Pete Gardner

Native New Yorker Pete Gardner, originally Pete Zahradnick, was born and raised in the metropolitan area-adjacent Scarsdale and went to school upstate at Skidmore College. Gardner's interest in performance led him to Chicago, IL in 1986, where he took up studying improvisational comedy at ImprovOlympic. By the early '90s, Gardner began accruing professional acting gigs, making appearances in comedy films like Damon Wayans' "Mo' Money" (1992) and on television shows like "Arli$$" (HBO 1996-2002), "Tracey Takes On" (HBO 1996-99), and "Home Improvement" (ABC 1991-99). This volume of television work only increased in the 2000s, as Gardner found minor parts on "Providence" (NBC 1999-2002), "The Bernie Mac Show" (Fox 2001-06), "7th Heaven" (The WB/The CW 1996-2007), and "Cold Case" (CBS 2003-2010).

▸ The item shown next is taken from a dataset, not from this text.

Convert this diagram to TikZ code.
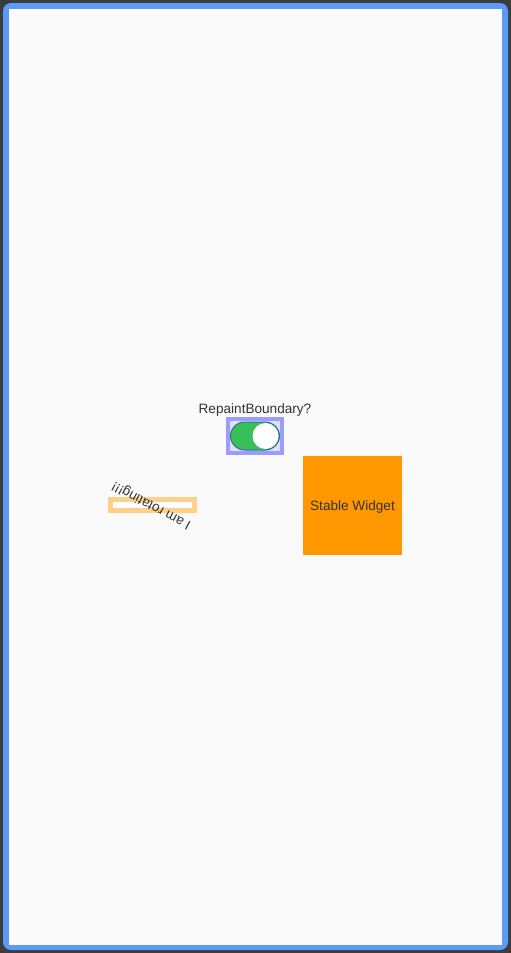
\documentclass[tikz,border=0pt]{standalone}
\usepackage{fontspec}
\setmainfont{Liberation Sans}
\definecolor{framebg}{HTML}{3C3C3C}
\definecolor{frameblue}{HTML}{5A9CF5}
\definecolor{screenbg}{HTML}{FAFAFA}
\definecolor{boundary}{HTML}{9C9CFF}
\definecolor{trackgreen}{HTML}{38C15A}
\definecolor{trackline}{HTML}{2E6E8E}
\definecolor{stableorange}{HTML}{FF9800}
\definecolor{fadedorange}{HTML}{FFD08C}
\definecolor{textgrey}{HTML}{333333}
\tikzset{
  label text/.style={text=textgrey, font=\fontsize{13.6}{16}\selectfont, inner sep=0pt},
}
\begin{document}
\begin{tikzpicture}[x=1pt, y=-1pt]
\useasboundingbox (0,0) rectangle (511,953);
\fill [framebg] (0,0) rectangle (511,953);
\fill [frameblue, rounded corners=8pt] (3,3) rectangle (508,950);
\fill [screenbg] (9,9) rectangle (502,945);
% repaint boundary switch
\node [label text] (question) at (255,409.5) {RepaintBoundary?};
\fill [boundary] (226,417) rectangle (284,455);
\fill [boundary!30] (230,421) rectangle (280,451);
\draw [fill=trackgreen, draw=trackline, line width=1pt, rounded corners=14pt] (230.5,422) rectangle (279.5,450);
\node [circle, fill=white, minimum size=26pt, inner sep=0pt] (thumb) at (265.5,436) {};
% rotating part
\fill [fadedorange] (108,497) rectangle (197,513);
\fill [white] (113,502) rectangle (192,508);
\node [label text, rotate=152] (rotating) at (151.5,505.5) {I am rotating!!!};
% stable widget
\node [fill=stableorange, minimum size=99pt, inner sep=0pt] (stable) at (352.5,505.5) {};
\node [label text] (stablelabel) at ([yshift=-1pt]stable.center) {Stable Widget};
\end{tikzpicture}
\end{document}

At the same time, Gardner's film résumé filled up with entries like the Jim Carrey comedy "Fun with Dick and Jane" (2005) and Michael Bay's "Transformers" (2007). Soon after, Gardner joined the Conan O'Brien-produced live-action parody series "Eagleheart" (Adult Swim 2011-14), a turn that led further success amounting big and small screen work. He appeared in the found-footage teen comedy "Project X" (2012), the Bay-produced "Teenage Mutant Ninja Turtles" (2014), and on the Tim Robbins- and Jack Black-starring political satire series "The Brink" (HBO 2015). Gardner's first costarring billing came with Rachel Bloom's musical comedy program "Crazy Ex-Girlfriend" (The CW 2015-), on which he played the star's well-meaning boss at a California law firm.